Annual Covington Martin Luther King Day Breakfast featured an educational film and homework


About 30 people attended the annual Martin Luther King Jr. Breakfast at Covington’s Our Savior Church. (Photo by David Rotenstein)

By David S. Rotenstein
NKyTribune staff writer

Covington’s Church of Our Savior held its annual Martin Luther King Jr. Breakfast on Saturday morning. About 30 people attended the annual event timed to coincide with Martin Luther King Jr. Day, which is celebrated the third Monday in January.

This year’s event featured a screening and discussion of the 2023 documentary film, “Awakening to Justice,” a departure from past years which featured invited speakers.

Martin Luther King Jr. Breakfast attendee Melvin Miles commented after the film that he’s experiencing more racism today than when he was growing up in the 1960s and 1970s. (Photo by David Rotenstein)

Sister Janet Bucher, the church’s former parish administrator who retired in 2025, founded the Martin Luther King Jr.

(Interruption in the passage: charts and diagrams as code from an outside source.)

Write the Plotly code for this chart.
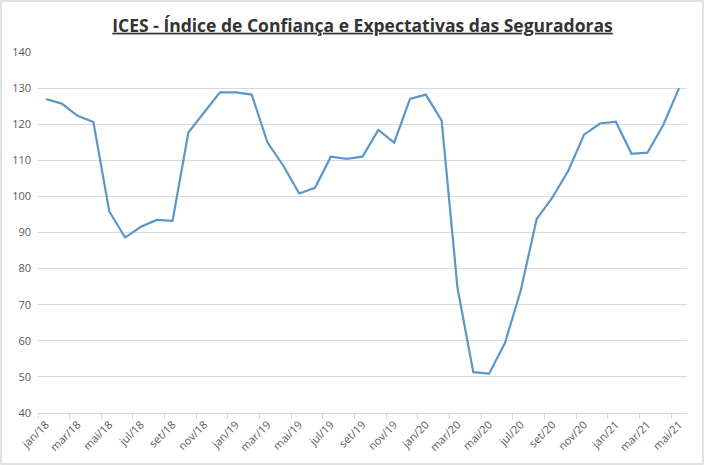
import plotly.graph_objects as go

# meses (jan/18 a mai/21)
meses = ["jan/18", "fev/18", "mar/18", "abr/18", "mai/18", "jun/18", "jul/18", "ago/18",
         "set/18", "out/18", "nov/18", "dez/18",
         "jan/19", "fev/19", "mar/19", "abr/19", "mai/19", "jun/19", "jul/19", "ago/19",
         "set/19", "out/19", "nov/19", "dez/19",
         "jan/20", "fev/20", "mar/20", "abr/20", "mai/20", "jun/20", "jul/20", "ago/20",
         "set/20", "out/20", "nov/20", "dez/20",
         "jan/21", "fev/21", "mar/21", "abr/21", "mai/21"]

# valores do ICES
ices = [127.0, 125.7, 122.3, 120.6, 95.9, 88.6, 91.6, 93.5, 93.2, 117.7, 123.3, 128.8,
        128.8, 128.2, 114.9, 108.5, 100.8, 102.4, 111.0, 110.4, 111.0, 118.4, 114.9, 127.0,
        128.2, 121.0, 74.7, 51.3, 50.9, 59.4, 74.0, 93.7, 99.7, 107.1, 117.1, 120.2,
        120.7, 111.8, 112.1, 119.8, 130.0]

titulo = "ICES - Índice de Confiança e Expectativas das Seguradoras"

fig = go.Figure(go.Scatter(x=meses, y=ices, mode="lines",
                           line=dict(color="#5b97c9", width=2.2)))

fig.update_layout(
    width=704, height=465,
    margin=dict(l=38, r=17, t=52, b=52),
    paper_bgcolor="white", plot_bgcolor="white",
    showlegend=False,
    font=dict(family="Open Sans", color="#595959", size=11),
    title=dict(text="<u><b>" + titulo + "</b></u>", x=0.5, xref="paper", xanchor="center",
               y=0.945, yanchor="middle",
               font=dict(family="Open Sans", size=17.5, color="#333333")),
)

fig.update_xaxes(type="category", tickmode="linear", dtick=2, tickson="boundaries",
                 tickangle=-45, ticks="outside", ticklen=5, tickcolor="#d9d9d9",
                 showline=True, linecolor="#d9d9d9", linewidth=1,
                 showgrid=False, range=[-0.5, 40.5])

fig.update_yaxes(range=[40, 140], dtick=10, showgrid=True, gridcolor="#d9d9d9",
                 gridwidth=1, zeroline=False, showline=False, ticks="",
                 ticklabelstandoff=6)

# borda da área do gráfico
fig.add_shape(type="rect", xref="paper", yref="paper",
              x0=-37 / 649, x1=(703 - 38) / 649, y0=-51 / 360.5, y1=1 + 51 / 360.5,
              line=dict(color="#d9d9d9", width=1.5))

# sem margem do body, para a figura ocupar a janela toda
fig.write_html("out.html", config={"displayModeBar": False},
               post_script="document.body.style.margin='0';")
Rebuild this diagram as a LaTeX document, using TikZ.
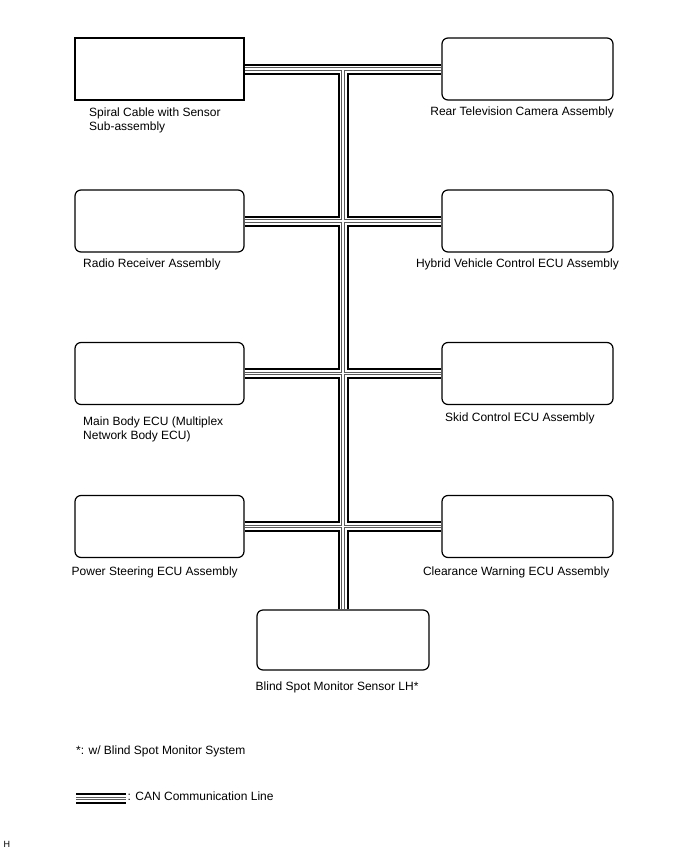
\documentclass[tikz,border=0pt]{standalone}
\usepackage{fontspec}
\setmainfont{Liberation Sans}
\usetikzlibrary{positioning}

\begin{document}
\begin{tikzpicture}[
  x=1pt, y=-1pt,
  font=\fontsize{12}{14}\selectfont,
  unit/.style={draw, line width=1.2pt, rounded corners=6pt, minimum width=169pt, minimum height=62pt, inner sep=0pt},
  lbl/.style={inner sep=0pt, align=left}
]
  \useasboundingbox (0,0) rectangle (688,852);

  % Left column
  \node[unit, sharp corners] (spiral) at (159.5,69) {};
  \node[unit] (radio) at (159.5,221) {};
  \node[unit] (mainbody) at (159.5,373.5) {};
  \node[unit] (steer) at (159.5,526.5) {};

  % Right column
  \node[unit, minimum width=171pt] (rear) at (527.5,69) {};
  \node[unit, minimum width=171pt] (hybrid) at (527.5,221) {};
  \node[unit, minimum width=171pt] (skid) at (527.5,373.5) {};
  \node[unit, minimum width=171pt] (clear) at (527.5,526.5) {};

  % Bottom sensor
  \node[unit, minimum width=172pt, minimum height=60pt] (bsm) at (343,640) {};
  \coordinate (top) at (bsm.north |- spiral.east);

  % Labels (base = last line)
  \node[lbl, anchor=base west] (spiral-t) at (89,130) {Spiral Cable with Sensor\\Sub-assembly};
  \node[lbl, anchor=base east] (rear-t) at (614,115) {Rear Television Camera Assembly};
  \node[lbl, anchor=base west] (radio-t) at (83,267) {Radio Receiver Assembly};
  \node[lbl, anchor=base east] (hybrid-t) at (619,267) {Hybrid Vehicle Control ECU Assembly};
  \node[lbl, anchor=base west] (mainbody-t) at (83,439) {Main Body ECU (Multiplex\\Network Body ECU)};
  \node[lbl, anchor=base west] (skid-t) at (445,421.5) {Skid Control ECU Assembly};
  \node[lbl, anchor=base west] (steer-t) at (71.5,575) {Power Steering ECU Assembly};
  \node[lbl, anchor=base east] (clear-t) at (609.5,575) {Clearance Warning ECU Assembly};
  \node[lbl, anchor=base west] (bsm-t) at (255.5,690) {Blind Spot Monitor Sensor LH*};

  % Notes
  \node[lbl, anchor=base west] (note) at (76,754) {*: w/ Blind Spot Monitor System};
  \coordinate (leg-a) at (76,798.5);
  \coordinate (leg-b) at (125.7,798.5);
  \node[lbl, anchor=base west] (leg-t) at (127.5,800) {: CAN Communication Line};
  \node[lbl, anchor=base west, font=\fontsize{9}{10}\selectfont] (code) at (3.3,847) {H};

  % CAN bus, drawn in layers
  \foreach \w/\c in {11/black, 7/white, 3.6/black!65, 1.2/white} {
    \draw[line width=\w pt, \c] (spiral) -- (rear) (radio) -- (hybrid)
      (mainbody) -- (skid) (steer) -- (clear) (top) -- (bsm)
      (leg-a) -- (leg-b);
  }
\end{tikzpicture}
\end{document}
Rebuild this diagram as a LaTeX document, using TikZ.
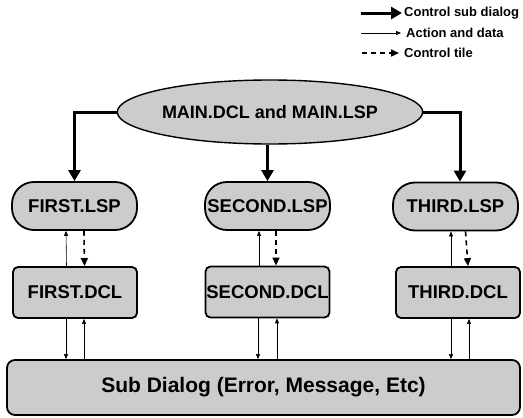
\documentclass[tikz,border=0pt]{standalone}
\usepackage{fontspec}
\setmainfont{Liberation Sans}
\usetikzlibrary{arrows.meta,shapes.geometric}
\definecolor{stip}{gray}{0.80}
\tikzset{
  box/.style={draw=black, line width=1.8pt, fill=stip, inner sep=0pt, font=\fontsize{18.5}{20}\selectfont\bfseries},
  lspbox/.style={box, rounded corners=22pt, minimum width=125pt, minimum height=48pt},
  dclbox/.style={box, rounded corners=5pt, minimum width=124pt, minimum height=51pt},
  subbox/.style={box, rounded corners=8pt, minimum width=513pt, minimum height=55pt, font=\fontsize{21}{23}\selectfont\bfseries},
  mainell/.style={draw=black, line width=1.4pt, fill=stip, ellipse, inner sep=0pt, minimum width=268pt, minimum height=64pt, font=\fontsize{18}{20}\selectfont\bfseries},
  ctrl/.style={line width=3pt, -{Triangle[length=11pt,width=12pt]}},
  act/.style={line width=0.6pt, -{Triangle[length=5pt,width=4pt]}},
  tile/.style={line width=1.6pt, dash pattern=on 5pt off 4pt, -{Triangle[length=8pt,width=7pt]}},
  legtext/.style={anchor=west, inner sep=0pt, font=\fontsize{13}{15}\selectfont\bfseries}
}
\begin{document}
\begin{tikzpicture}[x=1pt,y=-1pt]
\useasboundingbox (0,0) rectangle (523,418);

% legend
\coordinate (l1a) at (361,13);
\coordinate (l1b) at (402,13);
\coordinate (l2a) at (361,33);
\coordinate (l2b) at (401,33);
\coordinate (l3a) at (362,53);
\coordinate (l3b) at (399,53);
\draw[ctrl] (l1a) -- (l1b);
\draw[act] (l2a) -- (l2b);
\draw[tile] (l3a) -- (l3b);
\node[legtext] (t1) at (404,13) {Control sub dialog};
\node[legtext] (t2) at (406,33) {Action and data};
\node[legtext] (t3) at (404,53) {Control tile};

% nodes
\node[mainell] (main) at (270,112) {MAIN.DCL and MAIN.LSP};
\node[lspbox] (flsp) at (74.5,206) {FIRST.LSP};
\node[lspbox] (slsp) at (267.5,206) {SECOND.LSP};
\node[lspbox] (tlsp) at (455.5,206.5) {THIRD.LSP};
\node[dclbox] (fdcl) at (75,292.5) {FIRST.DCL};
\node[dclbox] (sdcl) at (267.5,292) {SECOND.DCL};
\node[dclbox] (tdcl) at (458,292.5) {THIRD.DCL};
\node[subbox] (sub) at (263.5,387.5) {Sub Dialog (Error, Message, Etc)};

% control sub dialog arrows
\draw[ctrl] (main.west) -| (flsp.north);
\draw[ctrl] (slsp.north |- main.south) -- (slsp.north);
\draw[ctrl] (main.east) -| ([xshift=4.5pt]tlsp.north);

% LSP <-> DCL
\draw[act] ([xshift=-8.5pt]fdcl.north) -- ([xshift=-8.5pt]flsp.south);
\draw[tile] ([xshift=9.5pt]flsp.south) -- ([xshift=9.5pt]fdcl.north);
\draw[act] ([xshift=-8.5pt]sdcl.north) -- ([xshift=-8.5pt]slsp.south);
\draw[tile] ([xshift=8.5pt]slsp.south) -- ([xshift=8.5pt]sdcl.north);
\draw[act] ([xshift=-7pt]tdcl.north) -- ([xshift=-4.5pt]tlsp.south);
\draw[tile] ([xshift=10pt]tlsp.south) -- ([xshift=10pt]tdcl.north);

% DCL <-> Sub
\draw[act] ([xshift=-9pt]fdcl.south) -- ([xshift=-9pt]fdcl.south |- sub.north);
\draw[act] ([xshift=9pt]fdcl.south |- sub.north) -- ([xshift=9pt]fdcl.south);
\draw[act] ([xshift=-9.5pt]sdcl.south) -- ([xshift=-9.5pt]sdcl.south |- sub.north);
\draw[act] ([xshift=9.5pt]sdcl.south |- sub.north) -- ([xshift=9.5pt]sdcl.south);
\draw[act] ([xshift=-7pt]tdcl.south) -- ([xshift=-7pt]tdcl.south |- sub.north);
\draw[act] ([xshift=11pt]tdcl.south |- sub.north) -- ([xshift=11pt]tdcl.south);
\end{tikzpicture}
\end{document}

Breakfast more than 20 years ago.

Bucher, recovering from the flu, wore a mask and briefly spoke during the event.

Our Savior Parish Council Chair Philip Stowers said this year’s organizers selected “Awakening to Justice” to spur church members to action. He hoped that it would inspire viewers to be “more connected to actual work of Dr. King and other Christian and religious leaders,” he told the NKy Tribune a few days before the event. “People will see this, see some of the history, and then be able to impart some of these things in their life and hopefully affect change in the way we see things.”

The film explores the story of how religious studies scholars and historians interpret an abolitionist document from the 1830s. Through archival video footage and interview segments, the film connects current events to conversations about faith, race and social justice in churches.

According to the “Awakening to Justice” website, “the film highlights intentional, countercultural communities as examples of interracial cooperation and equality.”

Local author, community activist and Covington School Board member Kareem Simpson is a former Our Savior Church member who helped to organize this year’s breakfast. He facilitated the discussion after the film ended.

Simpson described the film in an interview before the breakfast. “It deals with great issues about race, religion and power,” Simpson said.

Covington community leader Pamela Mullins attended the breakfast and shared her perspective on the documentary, “Awakening to Justice.” (Photo by David Rotenstein)

“That was pretty powerful, right,” Simpson told the group after the film ended. He asked the audience what they thought about the film.

Former Covington City Commissioner and local activist Pamela Mullens reflected on the religious history discussed in the movie. “When I think historically about the things that occurred in the Catholic Church, it, it makes me think of conquerors, Mullins said. She cited examples of violence in Catholic Church history perpetrated under the banner of religion.

Melvin Miles commented on recent efforts to erase Black history by changing museum exhibits and minimizing racial violence and segregation in American history after the Civil War. “Unfortunately, today, this is what they’re trying to take away from us,” he said. “They’re threatening the schools. They’re threatening the museums to shut them down and stop the funding from that.”

Losing access to that history, Miles said, is dangerous. “Not knowing is the worst thing,” he said. “I’m 60 years old and I feel like I am experiencing this [racism] today more than when I was a young man.”

Stowers ended the discussion by recounting an experience had one day earlier. He described a conversation he had with an employee of his in another state. “This person requested to leave work because she didn’t want her son to walk to school by himself because ICE was in their neighborhood,” he said. “This is like a 9-generation American family that happens to be of Mexican descent. She did not want her son to walk to school for fear that ICE would pick her child up.”

In the interview with the NKyTribune before the breakfast, Stowers said that the real work begins after the film and breakfast end. “There’s always homework, especially when you see something as powerful as, as this documentary,” Stowers said. “Hopefully people will open up and have conversations … have informed conversations with their neighbors, their family and their friends.”